Data is extracted from the staging database, transformed, and loaded into a presentation tier in the architecture that contains appropriate structures for optimized multidimensional and analytical queries. This system is designed to support the data slicing and dicing that define the power of a data warehouse. There are a variety of alternatives for the implementation of the presentation database, including normalized relational schemas and denormalized schemas like star, snowflake, and even "starflake." Moreover, the presentation tier may include a single enterprise data warehouse or a collection of subject-specific data marts. Some architectures include a hybrid of both of these.
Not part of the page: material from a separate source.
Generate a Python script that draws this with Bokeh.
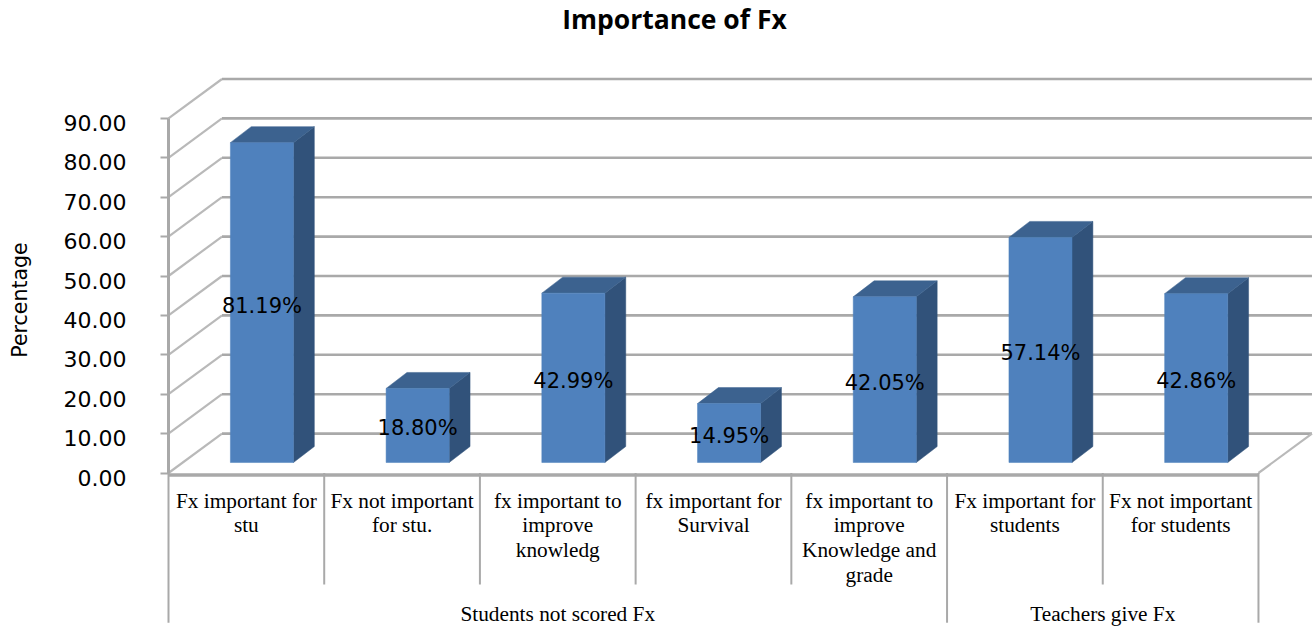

Presentation repositories are typically implemented in the same technologies as the integration database.
Finally, data is presented to the business users at the analysis tier in the architecture. This conceptual layer in the system represents the variety of applications and tools that provide users with access to the data, including report writers, ad hoc querying, online analytical processing (OLAP), data visualization, data mining, and statistical analysis. BI tool vendors such as Pentaho, Cognos, MicroStrategy, Business Objects, Microsoft, Oracle, IBM, and others produce commercial products that enable data from the presentation database to be aggregated and presented within user applications.
This is a generalized architecture, and actual implementations vary in the details. One major variation on the Kimball architecture is the Inmon architecture (Inmon 2005), which inserts a layer of subject-specific data marts that contain subsets of the data from the main warehouse. Each data mart supports only the specific end-user applications that are relevant to the business subject area for which that mart was designed. Regardless of your preferences for Kimball- versus Inmon-style architectures, and of the variations found in implementation detail, Figure 1.1 will serve as reference architecture for the discussions in this book. The Agile DW/BI principles and practices that are introduced here are not specific to any particular architecture.
Diverse and Disparate Technical Skills
Inherent in the implementation of this architecture are the following aspects of development, each requiring a unique set of development skills:
- Data modeling. Design and implementation of data models are required for both the integration and presentation repositories. Relational data models are distinctly different from dimensional data models, and each has unique properties. Moreover, relational data modelers may not have dimensional modeling expertise and vice versa.
- ETL development. ETL refers to the extraction of data from source systems into staging, the transformations necessary to recast source data for analysis, and the loading of transformed data into the presentation repository. ETL includes the selection criteria to extract data from source systems, performing any necessary data transformations or derivations needed, data quality audits, and cleansing.
- Data cleansing. Source data is typically not perfect. Furthermore, merging data from multiple sources can inject new data quality issues. Data hygiene is an important aspect of data warehouse that requires specific skills and techniques.
- OLAP design. Typically data warehouses support some variety of online analytical processing (HOLAP, MOLAP, or ROLAP). Each OLAP technique is different but requires special design skills to balance the reporting requirements against performance constraints.
- Application development. Users commonly require an application interface into the data warehouse that provides an easy-to-use front end combined with comprehensive analytical capabilities, and one that is tailored to the way the users work. This often requires some degree of custom programming or commercial application customization.
- Production automation. Data warehouses are generally designed for periodic automated updates when new and modified data is slurped into the warehouse so that users can view the most recent data available. These automated update processes must have built-in fail-over strategies and must ensure data consistency and correctness.
- General systems and database administration. Data warehouse developers must have many of the same skills held by the typical network administrator and database administrator. They must understand the implications of efficiently moving possibly large volumes of data across the network, and the issues of effectively storing changing data.